Par contre, et à l'opposé, évitez de proposer le manuscrit du premier tome d’une saga en plusieurs volumes. Si le premier livre fait un bide, votre éditeur devra choisir entre perdre les trois cents lecteurs qui l’auront acheté et perdre du fric sur toute la saga. Donc dès que le comité de lecture verra « Tome 1 » inscrit sur la lettre de présentation, votre manuscrit a de fortes chances de partir directement au recyclage.


***


Voilà. Rien de tout cela n’aborde bien évidemment la qualité d’écriture, l’originalité, la présentation et les fautes d’orthographe ou de grammaire, éléments du manuscrit qui sont couverts dans d’autres articles sur le sujet, mais il est très probable que, même avec un texte parfait et un manuscrit sans fautes, si vous violez une ou plusieurs des trois règles ci-dessus, vous aurez beaucoup de mal à le faire accepter par un éditeur.

La semaine prochaine, si ma sciatique le permet : "Comment ne PAS écrire de dialogues comme Robert Galbraith si vous ne voulez pas être obligée de révéler votre véritable identité." 

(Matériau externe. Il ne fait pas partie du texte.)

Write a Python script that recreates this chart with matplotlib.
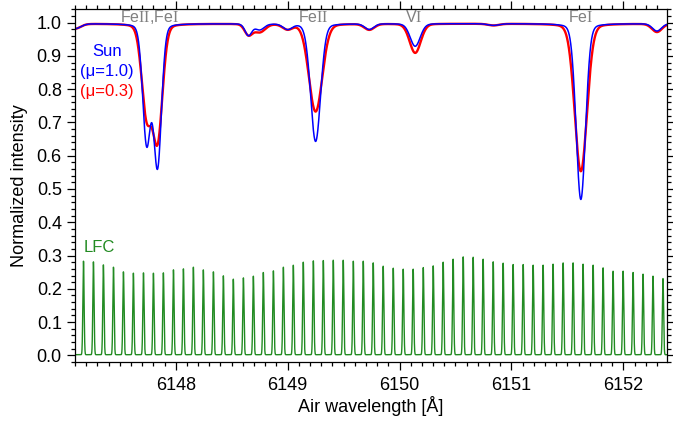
import numpy as np
import matplotlib
matplotlib.use("Agg")
import matplotlib.pyplot as plt
from matplotlib.ticker import MultipleLocator

plt.rcParams['font.family'] = ['Liberation Sans', 'DejaVu Sans']
plt.rcParams['mathtext.fontset'] = 'custom'
plt.rcParams['mathtext.rm'] = 'Liberation Serif'

# solar lines: centre [A], depth and gaussian width for disc centre (mu=1.0) and limb (mu=0.3)
line_wl = [6147.10, 6147.741, 6147.837, 6148.65, 6148.75, 6149.00, 6149.25,
           6149.73, 6150.14, 6150.84, 6151.62, 6152.30]
depth_mu10 = [0.015, 0.36, 0.43, 0.035, 0.018, 0.016, 0.355, 0.017, 0.068, 0.005, 0.53, 0.022]
width_mu10 = [0.05, 0.036, 0.036, 0.030, 0.040, 0.040, 0.045, 0.040, 0.045, 0.05, 0.042, 0.040]
depth_mu03 = [0.015, 0.27, 0.345, 0.032, 0.025, 0.016, 0.265, 0.018, 0.088, 0.005, 0.445, 0.025]
width_mu03 = [0.05, 0.045, 0.045, 0.035, 0.050, 0.045, 0.060, 0.045, 0.050, 0.05, 0.055, 0.045]
lorentz_frac = 0.12
continuum = 0.997

# laser frequency comb modes
lfc_wl = [6147.176, 6147.265, 6147.354, 6147.444, 6147.533, 6147.622, 6147.712, 6147.801,
          6147.890, 6147.980, 6148.069, 6148.158, 6148.247, 6148.337, 6148.426, 6148.515,
          6148.605, 6148.694, 6148.783, 6148.873, 6148.962, 6149.051, 6149.140, 6149.230,
          6149.319, 6149.408, 6149.497, 6149.587, 6149.676, 6149.765, 6149.854, 6149.944,
          6150.033, 6150.122, 6150.212, 6150.301, 6150.390, 6150.479, 6150.569, 6150.658,
          6150.747, 6150.837, 6150.926, 6151.015, 6151.105, 6151.194, 6151.283, 6151.372,
          6151.462, 6151.551, 6151.640, 6151.730, 6151.819, 6151.908, 6151.998, 6152.087,
          6152.176, 6152.265, 6152.354]
lfc_peak = [0.283, 0.281, 0.272, 0.265, 0.251, 0.247, 0.248, 0.247, 0.248, 0.257, 0.260,
            0.265, 0.257, 0.251, 0.239, 0.229, 0.233, 0.238, 0.249, 0.254, 0.265, 0.271,
            0.280, 0.284, 0.285, 0.286, 0.286, 0.283, 0.283, 0.278, 0.268, 0.262, 0.259,
            0.259, 0.264, 0.269, 0.280, 0.289, 0.296, 0.295, 0.289, 0.281, 0.277, 0.273,
            0.273, 0.271, 0.271, 0.274, 0.278, 0.278, 0.274, 0.271, 0.263, 0.253, 0.253,
            0.249, 0.244, 0.238, 0.231]
lfc_width = 0.0055
lfc_base = 0.002

line_labels = [r'Fe$\mathrm{II}$,Fe$\mathrm{I}$', r'Fe$\mathrm{II}$', r'V$\mathrm{I}$', r'Fe$\mathrm{I}$']
label_wl = [6147.77, 6149.23, 6150.125, 6151.62]

wl = np.linspace(6147.0, 6152.5, 12000)


def spectrum(c, d, w):
    f = np.full_like(wl, continuum)
    for ci, di, wi in zip(c, d, w):
        x = (wl - ci) / wi
        prof = (1 - lorentz_frac) * np.exp(-0.5 * x ** 2) + lorentz_frac / (1 + (x / 1.1774) ** 2)
        f *= 1 - di * prof
    return f


sun10 = spectrum(line_wl, depth_mu10, width_mu10)
sun03 = spectrum(line_wl, depth_mu03, width_mu03)
lfc = np.full_like(wl, lfc_base)
for c, h in zip(lfc_wl, lfc_peak):
    lfc += (h - lfc_base) * np.exp(-0.5 * ((wl - c) / lfc_width) ** 2)

fig = plt.figure(figsize=(6.73, 4.21), dpi=100)
ax = fig.add_axes([0.1114, 0.1401, 0.8797, 0.8378])

ax.plot(wl, lfc, color='#228b22', lw=1.0)
ax.plot(wl, sun03, color='red', lw=1.7)
ax.plot(wl, sun10, color='blue', lw=1.1)

ax.set_xlim(6147.1, 6152.39)
ax.set_ylim(-0.02, 1.04)

ax.xaxis.set_major_locator(MultipleLocator(1))
ax.xaxis.set_minor_locator(MultipleLocator(0.1))
ax.yaxis.set_major_locator(MultipleLocator(0.1))
ax.yaxis.set_minor_locator(MultipleLocator(0.02))
ax.xaxis.set_major_formatter(plt.FormatStrFormatter('%d'))
ax.yaxis.set_major_formatter(plt.FormatStrFormatter('%.1f'))
ax.tick_params(which='both', direction='out', top=True, right=True, width=0.9, labelsize=13)
ax.tick_params(which='major', length=6)
ax.tick_params(which='minor', length=3)
ax.tick_params(axis='x', pad=5)
for s in ax.spines.values():
    s.set_linewidth(0.9)

ax.set_xlabel('Air wavelength [Å]', fontsize=13, labelpad=1)
ax.set_ylabel('Normalized intensity', fontsize=13, labelpad=6)

for lab, x in zip(line_labels, label_wl):
    ax.text(x, 1.017, lab, color='#808080', fontsize=11.5, ha='center', va='center')

ax.text(6147.385, 0.913, 'Sun', color='blue', fontsize=12, ha='center', va='center')
ax.text(6147.385, 0.853, '(μ=1.0)', color='blue', fontsize=12, ha='center', va='center')
ax.text(6147.385, 0.793, '(μ=0.3)', color='red', fontsize=12, ha='center', va='center')
ax.text(6147.315, 0.323, 'LFC', color='#228b22', fontsize=12, ha='center', va='center')

fig.savefig('out.png', dpi=100)
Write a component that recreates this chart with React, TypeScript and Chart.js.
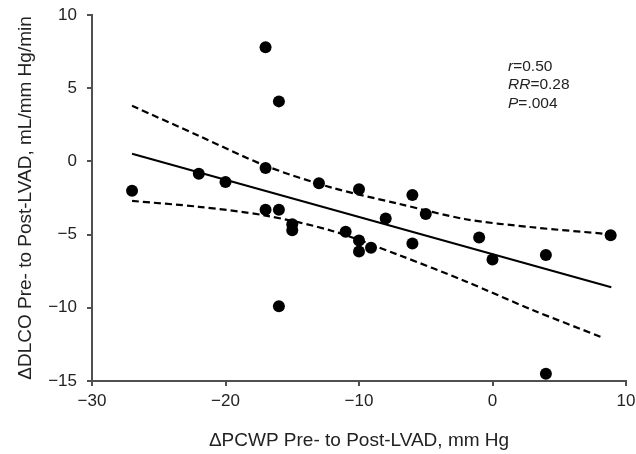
import { useEffect, useRef } from 'react';
import { Chart, registerables } from 'chart.js';

Chart.register(...registerables);

// Observed points: change in PCWP (x) vs change in DLCO (y)
const pcwpChange = [-27, -22, -20, -17, -16, -17, -13, -17, -16, -15, -15, -16, -11, -10, -10, -9.1, -10, -8, -6, -5, -6, -1, 0, 4, 8.85, 4];
const dlcoChange = [-2.0, -0.85, -1.4, 7.8, 4.1, -0.45, -1.5, -3.3, -3.3, -4.3, -4.7, -9.9, -4.8, -5.4, -6.15, -5.9, -1.9, -3.9, -2.3, -3.6, -5.6, -5.2, -6.7, -6.4, -5.05, -14.5];

// Regression line
const fitX = [-27, 8.9];
const fitY = [0.52, -8.6];

// Confidence band
const upperX = [-27, -22, -17, -12, -7, -2, 3, 8.5];
const upperY = [3.8, 1.75, -0.3, -1.8, -2.9, -3.95, -4.5, -4.95];
const lowerX = [-27, -22, -17, -12, -7, -2, 3, 8.3];
const lowerY = [-2.7, -3.1, -3.7, -4.75, -6.4, -8.2, -10.15, -12.05];

// Axis ranges
const xMin = -30, xMax = 10, xStep = 10;
const yMin = -15, yMax = 10, yStep = 5;

const statsItalic = ['r', 'RR', 'P'];
const statsRest = ['=0.50', '=0.28', '=.004'];

const xTitle = '\u0394PCWP Pre- to Post-LVAD, mm Hg';
const yTitle = '\u0394DLCO Pre- to Post-LVAD, mL/mm Hg/min';

const FONT = '"Liberation Sans", Arial, Helvetica, sans-serif';
const TEXT = '#222222';
const AXIS = '#505050';

const zip = (xs: number[], ys: number[]) => xs.map((x, i) => ({ x, y: ys[i] }));
const fmt = (v: number | string) => {
  const n = Number(v);
  return n < 0 ? '\u2212' + Math.abs(n) : String(n);
};

const statsPlugin = {
  id: 'statsText',
  afterDraw(chart: any) {
    const { ctx, chartArea } = chart;
    ctx.save();
    ctx.fillStyle = TEXT;
    ctx.textBaseline = 'alphabetic';
    ctx.textAlign = 'left';
    const x0 = chartArea.left + 416;
    let y = chartArea.top + 56;
    statsItalic.forEach((it, i) => {
      ctx.font = `italic 15.5px ${FONT}`;
      ctx.fillText(it, x0, y);
      const w = ctx.measureText(it).width;
      ctx.font = `15.5px ${FONT}`;
      ctx.fillText(statsRest[i], x0 + w, y);
      y += 18.3;
    });
    ctx.restore();
  },
};

export default function App() {
  const ref = useRef<HTMLCanvasElement>(null);

  useEffect(() => {
    if (!ref.current) return;
    Chart.defaults.font.family = FONT;
    Chart.defaults.color = TEXT;
    const chart = new Chart(ref.current, {
      type: 'scatter',
      data: {
        datasets: [
          {
            label: 'points',
            data: zip(pcwpChange, dlcoChange),
            backgroundColor: '#000',
            borderWidth: 0,
            pointRadius: 6,
            showLine: false,
          },
          {
            label: 'fit',
            data: zip(fitX, fitY),
            showLine: true,
            borderColor: '#000',
            borderWidth: 2,
            pointRadius: 0,
            fill: false,
          },
          {
            label: 'upper',
            data: zip(upperX, upperY),
            showLine: true,
            borderColor: '#000',
            borderWidth: 2.2,
            borderDash: [7, 4],
            pointRadius: 0,
            tension: 0.3,
            fill: false,
          },
          {
            label: 'lower',
            data: zip(lowerX, lowerY),
            showLine: true,
            borderColor: '#000',
            borderWidth: 2.2,
            borderDash: [7, 4],
            pointRadius: 0,
            tension: 0.3,
            fill: false,
          },
        ],
      },
      options: {
        animation: false,
        responsive: false,
        devicePixelRatio: 1,
        layout: { padding: { top: 15, right: 10, bottom: 0, left: 0 }, autoPadding: false },
        plugins: { legend: { display: false }, tooltip: { enabled: false } },
        scales: {
          x: {
            type: 'linear',
            min: xMin,
            max: xMax,
            ticks: { stepSize: xStep, callback: fmt, font: { size: 17 }, color: TEXT, padding: 5, maxRotation: 0 },
            grid: { drawOnChartArea: false, drawTicks: true, tickLength: 5, color: AXIS, lineWidth: 2 },
            border: { display: true, color: AXIS, width: 2 },
            title: { display: true, text: xTitle, font: { size: 19 }, color: TEXT, padding: { top: 0, bottom: 2 } },
            afterFit: (s: any) => { s.height = 73; s.paddingLeft = 0; s.paddingRight = 0; },
          },
          y: {
            type: 'linear',
            min: yMin,
            max: yMax,
            ticks: { stepSize: yStep, callback: fmt, font: { size: 17 }, color: TEXT, padding: 10 },
            grid: { drawOnChartArea: false, drawTicks: true, tickLength: 5, color: AXIS, lineWidth: 2 },
            border: { display: true, color: AXIS, width: 2 },
            title: { display: true, text: yTitle, font: { size: 19 }, color: TEXT, padding: { top: 14, bottom: 0 } },
            afterFit: (s: any) => { s.width = 92; s.paddingTop = 0; s.paddingBottom = 0; },
          },
        },
      } as any,
      plugins: [statsPlugin],
    });
    return () => chart.destroy();
  }, []);

  return (
    <div style={{ position: 'fixed', left: 0, top: 0, width: 636, height: 454, background: '#fff' }}>
      <canvas ref={ref} width={636} height={454} style={{ display: 'block' }} />
    </div>
  );
}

[Note] Une exception notable est le livre de Joël Dicker, "L'affaire Québert", dont l’action se situe aux USA et qui est un pavé, ce qui prouve bien que nous pouvons faire aussi bien que nos compétiteurs étrangers. Ceci dit Dicker a été publié chez un éditeur qui ne reçoit pas de manuscrit par la poste, qui n'a même pas de site web et qui fonctionne plutôt aux liens d'amitiés, donc Dicker pouvait se permettre d'enfreindre certaines règles. Revers de la médaille, le titre a été crucifié aux USA, alors que s'il avait été transposé à la Côte d'Azur, la Corse ou un village de montagne en Suisse pour la traduction, les lecteurs américains auraient probablement été plus charitables.